What you have to do:
How many lines in these records hold the string "matplotlib"? Reply with the number alone.

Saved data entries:
= = = =

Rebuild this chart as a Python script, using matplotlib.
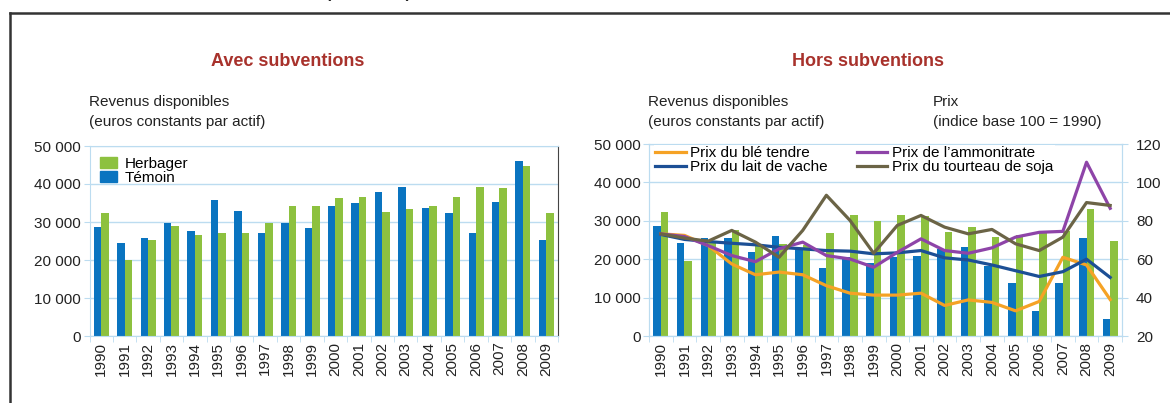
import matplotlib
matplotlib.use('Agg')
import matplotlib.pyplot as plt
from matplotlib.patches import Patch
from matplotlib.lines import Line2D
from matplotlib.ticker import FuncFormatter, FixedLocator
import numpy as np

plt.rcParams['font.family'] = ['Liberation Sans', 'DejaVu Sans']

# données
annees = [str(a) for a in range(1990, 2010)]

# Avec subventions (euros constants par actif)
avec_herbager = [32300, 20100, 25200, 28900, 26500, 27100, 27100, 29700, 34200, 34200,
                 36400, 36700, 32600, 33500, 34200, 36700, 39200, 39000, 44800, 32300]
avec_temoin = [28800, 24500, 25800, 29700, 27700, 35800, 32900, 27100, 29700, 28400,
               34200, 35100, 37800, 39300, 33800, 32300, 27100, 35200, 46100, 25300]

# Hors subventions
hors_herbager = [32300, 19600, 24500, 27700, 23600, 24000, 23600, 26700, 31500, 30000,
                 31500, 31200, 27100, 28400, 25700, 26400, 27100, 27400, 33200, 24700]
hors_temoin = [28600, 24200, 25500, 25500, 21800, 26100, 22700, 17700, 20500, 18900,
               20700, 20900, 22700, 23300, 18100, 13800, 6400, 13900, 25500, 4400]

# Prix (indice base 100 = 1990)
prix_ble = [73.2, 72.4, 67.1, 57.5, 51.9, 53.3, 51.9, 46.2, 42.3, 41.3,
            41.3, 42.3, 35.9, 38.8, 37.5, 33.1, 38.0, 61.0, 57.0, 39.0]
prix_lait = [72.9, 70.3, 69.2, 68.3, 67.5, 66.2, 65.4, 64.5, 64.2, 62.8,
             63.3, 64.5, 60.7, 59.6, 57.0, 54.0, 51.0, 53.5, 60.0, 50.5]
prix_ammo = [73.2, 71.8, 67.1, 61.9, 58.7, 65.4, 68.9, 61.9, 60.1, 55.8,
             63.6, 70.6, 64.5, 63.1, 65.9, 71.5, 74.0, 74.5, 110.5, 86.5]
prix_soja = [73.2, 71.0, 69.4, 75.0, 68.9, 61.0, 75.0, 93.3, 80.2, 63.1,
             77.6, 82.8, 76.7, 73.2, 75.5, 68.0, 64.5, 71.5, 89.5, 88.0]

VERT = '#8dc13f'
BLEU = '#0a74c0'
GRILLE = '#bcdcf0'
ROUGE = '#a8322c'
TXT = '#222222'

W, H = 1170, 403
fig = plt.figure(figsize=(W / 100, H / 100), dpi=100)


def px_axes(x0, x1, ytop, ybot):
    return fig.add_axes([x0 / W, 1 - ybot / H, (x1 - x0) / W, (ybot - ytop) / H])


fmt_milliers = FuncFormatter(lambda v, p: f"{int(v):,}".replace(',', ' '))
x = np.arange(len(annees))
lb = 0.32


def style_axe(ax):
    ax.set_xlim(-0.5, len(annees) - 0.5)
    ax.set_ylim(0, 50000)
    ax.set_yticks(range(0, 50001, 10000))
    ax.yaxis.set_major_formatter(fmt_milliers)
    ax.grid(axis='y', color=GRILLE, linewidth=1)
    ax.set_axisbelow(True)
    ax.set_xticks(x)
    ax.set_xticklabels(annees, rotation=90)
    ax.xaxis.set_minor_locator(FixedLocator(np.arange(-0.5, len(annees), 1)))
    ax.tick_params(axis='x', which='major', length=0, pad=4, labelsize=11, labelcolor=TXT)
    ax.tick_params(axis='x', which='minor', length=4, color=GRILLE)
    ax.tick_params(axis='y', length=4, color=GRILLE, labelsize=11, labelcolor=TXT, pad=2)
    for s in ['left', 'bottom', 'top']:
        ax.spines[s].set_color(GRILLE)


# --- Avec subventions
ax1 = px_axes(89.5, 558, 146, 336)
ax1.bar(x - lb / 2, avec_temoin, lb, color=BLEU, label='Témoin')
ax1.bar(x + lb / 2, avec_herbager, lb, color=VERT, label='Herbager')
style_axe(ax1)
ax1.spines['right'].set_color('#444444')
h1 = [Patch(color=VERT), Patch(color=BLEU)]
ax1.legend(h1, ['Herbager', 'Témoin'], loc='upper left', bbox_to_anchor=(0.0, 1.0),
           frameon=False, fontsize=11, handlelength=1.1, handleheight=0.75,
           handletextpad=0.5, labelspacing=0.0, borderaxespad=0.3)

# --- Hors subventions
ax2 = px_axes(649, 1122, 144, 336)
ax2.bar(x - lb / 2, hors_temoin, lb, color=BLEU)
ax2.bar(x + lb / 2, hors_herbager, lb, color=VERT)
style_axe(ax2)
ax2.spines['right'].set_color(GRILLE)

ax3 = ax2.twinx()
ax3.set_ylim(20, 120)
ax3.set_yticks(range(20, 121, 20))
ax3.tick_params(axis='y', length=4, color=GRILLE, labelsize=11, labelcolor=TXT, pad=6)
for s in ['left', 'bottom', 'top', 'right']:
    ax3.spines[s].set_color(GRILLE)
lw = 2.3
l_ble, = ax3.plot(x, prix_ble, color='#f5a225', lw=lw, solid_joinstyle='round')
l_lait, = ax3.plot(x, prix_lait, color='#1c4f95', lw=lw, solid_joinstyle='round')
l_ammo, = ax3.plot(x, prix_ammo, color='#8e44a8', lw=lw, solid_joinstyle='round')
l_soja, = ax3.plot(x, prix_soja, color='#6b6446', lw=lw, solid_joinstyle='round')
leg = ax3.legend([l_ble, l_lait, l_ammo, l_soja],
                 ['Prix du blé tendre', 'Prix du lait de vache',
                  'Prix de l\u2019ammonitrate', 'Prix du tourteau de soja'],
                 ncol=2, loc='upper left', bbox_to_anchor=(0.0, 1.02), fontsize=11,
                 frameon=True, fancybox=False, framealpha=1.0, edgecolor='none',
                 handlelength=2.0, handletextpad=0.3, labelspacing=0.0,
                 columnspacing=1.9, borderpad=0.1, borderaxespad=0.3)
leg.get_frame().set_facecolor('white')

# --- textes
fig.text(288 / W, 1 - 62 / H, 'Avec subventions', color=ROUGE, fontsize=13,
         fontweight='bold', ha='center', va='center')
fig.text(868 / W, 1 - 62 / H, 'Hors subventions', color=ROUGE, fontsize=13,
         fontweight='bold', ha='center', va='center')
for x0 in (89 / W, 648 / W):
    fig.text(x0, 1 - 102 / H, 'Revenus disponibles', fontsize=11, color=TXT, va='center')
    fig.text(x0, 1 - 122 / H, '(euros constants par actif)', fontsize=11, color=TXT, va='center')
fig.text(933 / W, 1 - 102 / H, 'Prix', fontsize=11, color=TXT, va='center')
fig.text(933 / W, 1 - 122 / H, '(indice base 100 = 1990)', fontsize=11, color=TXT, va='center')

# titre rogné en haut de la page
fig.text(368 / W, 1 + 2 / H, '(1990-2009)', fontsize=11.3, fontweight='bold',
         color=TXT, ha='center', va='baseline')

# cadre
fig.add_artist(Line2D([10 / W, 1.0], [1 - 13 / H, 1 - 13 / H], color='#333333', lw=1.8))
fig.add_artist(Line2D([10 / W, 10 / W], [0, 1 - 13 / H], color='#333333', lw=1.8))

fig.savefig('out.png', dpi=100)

= = = =

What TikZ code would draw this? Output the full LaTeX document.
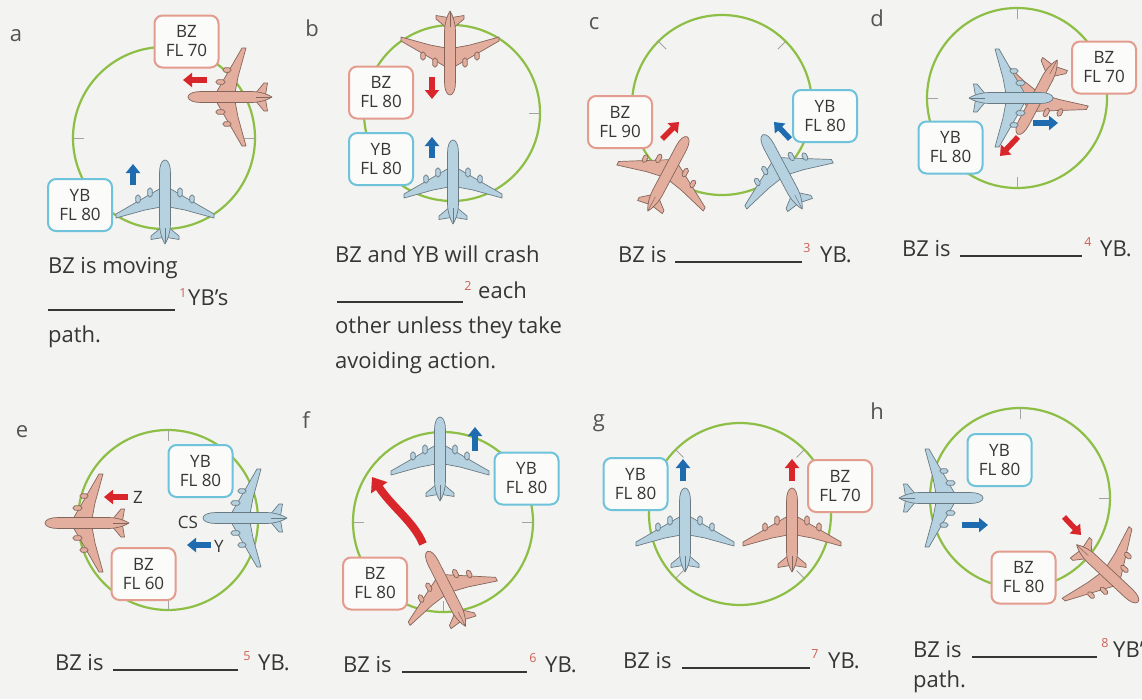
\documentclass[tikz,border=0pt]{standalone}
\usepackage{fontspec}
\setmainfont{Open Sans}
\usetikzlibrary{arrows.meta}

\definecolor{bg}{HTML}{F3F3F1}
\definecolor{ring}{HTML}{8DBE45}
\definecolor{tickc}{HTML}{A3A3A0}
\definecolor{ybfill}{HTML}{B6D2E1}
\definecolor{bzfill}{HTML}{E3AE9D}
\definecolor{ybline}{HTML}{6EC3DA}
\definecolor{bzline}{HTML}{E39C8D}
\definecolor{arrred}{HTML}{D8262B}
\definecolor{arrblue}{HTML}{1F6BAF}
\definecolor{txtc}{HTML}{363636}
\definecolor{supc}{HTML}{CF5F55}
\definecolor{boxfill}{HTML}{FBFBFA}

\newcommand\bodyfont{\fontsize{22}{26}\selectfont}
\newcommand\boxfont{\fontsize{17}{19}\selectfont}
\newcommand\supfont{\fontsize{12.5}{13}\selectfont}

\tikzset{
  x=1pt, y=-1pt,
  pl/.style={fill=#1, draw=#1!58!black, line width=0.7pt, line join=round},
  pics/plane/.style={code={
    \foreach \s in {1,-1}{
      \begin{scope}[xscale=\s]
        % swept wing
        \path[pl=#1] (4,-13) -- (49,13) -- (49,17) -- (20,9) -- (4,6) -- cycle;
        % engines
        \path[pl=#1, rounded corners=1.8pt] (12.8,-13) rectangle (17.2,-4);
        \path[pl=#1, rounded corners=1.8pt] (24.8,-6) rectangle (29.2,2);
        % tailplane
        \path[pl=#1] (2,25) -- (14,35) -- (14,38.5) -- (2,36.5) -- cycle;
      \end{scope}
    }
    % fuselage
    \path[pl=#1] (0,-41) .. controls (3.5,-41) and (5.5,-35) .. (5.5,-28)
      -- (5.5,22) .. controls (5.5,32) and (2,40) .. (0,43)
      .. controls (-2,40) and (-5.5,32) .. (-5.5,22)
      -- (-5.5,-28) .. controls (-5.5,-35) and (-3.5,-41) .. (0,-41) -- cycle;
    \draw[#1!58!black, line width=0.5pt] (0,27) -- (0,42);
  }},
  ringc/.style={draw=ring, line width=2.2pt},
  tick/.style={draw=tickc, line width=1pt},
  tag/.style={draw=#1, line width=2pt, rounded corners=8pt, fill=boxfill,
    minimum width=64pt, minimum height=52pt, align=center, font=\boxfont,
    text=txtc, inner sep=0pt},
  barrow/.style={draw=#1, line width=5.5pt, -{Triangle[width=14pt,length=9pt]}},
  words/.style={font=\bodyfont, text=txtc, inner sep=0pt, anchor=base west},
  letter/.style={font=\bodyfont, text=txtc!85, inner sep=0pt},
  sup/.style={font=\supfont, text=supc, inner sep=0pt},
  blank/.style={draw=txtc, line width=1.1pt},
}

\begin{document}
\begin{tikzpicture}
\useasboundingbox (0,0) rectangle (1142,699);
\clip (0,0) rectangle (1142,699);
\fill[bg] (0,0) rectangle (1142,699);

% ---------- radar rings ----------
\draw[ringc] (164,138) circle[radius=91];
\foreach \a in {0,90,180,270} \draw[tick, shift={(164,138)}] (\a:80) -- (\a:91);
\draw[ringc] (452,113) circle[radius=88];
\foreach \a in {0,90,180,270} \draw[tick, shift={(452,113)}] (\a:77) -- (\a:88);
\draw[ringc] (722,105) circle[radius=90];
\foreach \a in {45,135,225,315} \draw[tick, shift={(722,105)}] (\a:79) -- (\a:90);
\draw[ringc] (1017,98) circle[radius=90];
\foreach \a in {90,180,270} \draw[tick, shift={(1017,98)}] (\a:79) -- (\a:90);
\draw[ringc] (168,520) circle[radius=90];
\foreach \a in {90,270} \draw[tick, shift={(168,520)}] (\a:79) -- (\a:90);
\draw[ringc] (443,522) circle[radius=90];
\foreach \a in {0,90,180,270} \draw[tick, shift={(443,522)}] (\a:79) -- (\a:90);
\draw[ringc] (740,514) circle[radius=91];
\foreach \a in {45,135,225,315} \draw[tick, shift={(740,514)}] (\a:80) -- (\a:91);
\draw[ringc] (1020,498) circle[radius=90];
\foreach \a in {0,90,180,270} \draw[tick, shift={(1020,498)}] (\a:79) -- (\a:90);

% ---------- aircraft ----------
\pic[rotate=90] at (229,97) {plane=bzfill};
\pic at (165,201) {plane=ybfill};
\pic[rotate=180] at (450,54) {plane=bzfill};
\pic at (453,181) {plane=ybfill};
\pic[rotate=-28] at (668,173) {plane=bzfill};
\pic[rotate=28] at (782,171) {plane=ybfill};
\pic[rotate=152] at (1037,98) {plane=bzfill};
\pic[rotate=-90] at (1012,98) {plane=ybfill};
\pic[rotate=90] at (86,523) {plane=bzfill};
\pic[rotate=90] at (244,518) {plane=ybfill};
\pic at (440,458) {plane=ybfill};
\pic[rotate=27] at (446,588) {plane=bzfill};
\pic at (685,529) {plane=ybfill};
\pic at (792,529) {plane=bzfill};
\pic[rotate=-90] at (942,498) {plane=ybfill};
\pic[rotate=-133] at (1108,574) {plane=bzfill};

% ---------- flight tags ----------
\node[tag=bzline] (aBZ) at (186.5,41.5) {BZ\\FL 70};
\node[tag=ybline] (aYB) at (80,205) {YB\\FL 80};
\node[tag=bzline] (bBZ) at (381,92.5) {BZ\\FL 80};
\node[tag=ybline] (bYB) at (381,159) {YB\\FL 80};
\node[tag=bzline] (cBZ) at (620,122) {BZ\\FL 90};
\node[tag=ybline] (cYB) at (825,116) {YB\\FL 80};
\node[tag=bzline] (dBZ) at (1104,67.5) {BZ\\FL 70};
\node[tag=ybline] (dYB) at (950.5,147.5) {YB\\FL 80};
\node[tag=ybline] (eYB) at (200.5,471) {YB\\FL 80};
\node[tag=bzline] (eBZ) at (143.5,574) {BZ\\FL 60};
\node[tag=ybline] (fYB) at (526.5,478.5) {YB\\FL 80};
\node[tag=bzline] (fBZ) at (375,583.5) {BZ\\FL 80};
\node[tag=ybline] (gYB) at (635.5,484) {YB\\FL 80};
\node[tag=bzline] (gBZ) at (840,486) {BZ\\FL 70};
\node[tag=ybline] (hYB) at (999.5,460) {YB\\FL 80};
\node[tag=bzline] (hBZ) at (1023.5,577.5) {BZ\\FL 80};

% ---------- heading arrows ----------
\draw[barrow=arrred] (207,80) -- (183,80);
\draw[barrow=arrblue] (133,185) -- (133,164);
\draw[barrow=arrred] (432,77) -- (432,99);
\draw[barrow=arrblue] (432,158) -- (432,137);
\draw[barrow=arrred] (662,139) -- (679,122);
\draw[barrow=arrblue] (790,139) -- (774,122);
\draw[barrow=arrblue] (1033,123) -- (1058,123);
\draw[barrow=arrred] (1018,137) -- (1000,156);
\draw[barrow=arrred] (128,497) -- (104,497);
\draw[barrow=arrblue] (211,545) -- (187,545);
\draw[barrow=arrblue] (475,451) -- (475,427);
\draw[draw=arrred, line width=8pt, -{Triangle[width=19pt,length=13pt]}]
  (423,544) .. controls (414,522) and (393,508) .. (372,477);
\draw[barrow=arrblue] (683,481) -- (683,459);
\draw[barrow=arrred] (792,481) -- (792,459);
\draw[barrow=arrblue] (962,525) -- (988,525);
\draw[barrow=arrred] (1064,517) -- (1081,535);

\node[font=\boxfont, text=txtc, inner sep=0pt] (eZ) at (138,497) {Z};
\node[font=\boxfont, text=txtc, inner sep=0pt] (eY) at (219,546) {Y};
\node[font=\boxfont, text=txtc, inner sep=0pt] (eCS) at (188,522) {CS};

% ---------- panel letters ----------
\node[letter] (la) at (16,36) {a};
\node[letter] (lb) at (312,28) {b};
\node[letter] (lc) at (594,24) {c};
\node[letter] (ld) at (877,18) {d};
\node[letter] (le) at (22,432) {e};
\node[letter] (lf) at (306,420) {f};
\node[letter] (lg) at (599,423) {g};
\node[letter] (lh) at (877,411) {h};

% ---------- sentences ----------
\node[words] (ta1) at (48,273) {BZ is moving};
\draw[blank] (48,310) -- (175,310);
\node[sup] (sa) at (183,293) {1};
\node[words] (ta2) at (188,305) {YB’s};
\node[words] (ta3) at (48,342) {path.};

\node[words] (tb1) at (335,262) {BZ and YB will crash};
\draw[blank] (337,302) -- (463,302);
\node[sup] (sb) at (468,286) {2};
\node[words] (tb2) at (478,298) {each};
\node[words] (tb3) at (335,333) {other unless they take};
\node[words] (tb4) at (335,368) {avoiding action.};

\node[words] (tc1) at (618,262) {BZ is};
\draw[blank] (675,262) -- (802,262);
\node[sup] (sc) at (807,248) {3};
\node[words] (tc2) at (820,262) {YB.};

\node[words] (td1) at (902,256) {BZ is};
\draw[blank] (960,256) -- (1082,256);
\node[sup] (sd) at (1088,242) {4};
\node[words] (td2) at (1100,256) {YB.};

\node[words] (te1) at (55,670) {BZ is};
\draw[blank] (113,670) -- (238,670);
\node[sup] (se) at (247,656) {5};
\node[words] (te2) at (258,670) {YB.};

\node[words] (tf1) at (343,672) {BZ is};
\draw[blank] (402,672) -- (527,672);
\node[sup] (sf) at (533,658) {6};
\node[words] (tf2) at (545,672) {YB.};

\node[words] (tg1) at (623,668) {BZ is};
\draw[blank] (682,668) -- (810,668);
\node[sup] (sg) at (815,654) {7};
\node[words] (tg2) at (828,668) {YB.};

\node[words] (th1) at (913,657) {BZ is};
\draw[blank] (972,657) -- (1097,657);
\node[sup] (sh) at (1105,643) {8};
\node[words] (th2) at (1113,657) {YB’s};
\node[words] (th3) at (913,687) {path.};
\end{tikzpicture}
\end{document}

= = = =

Solution to this task:
7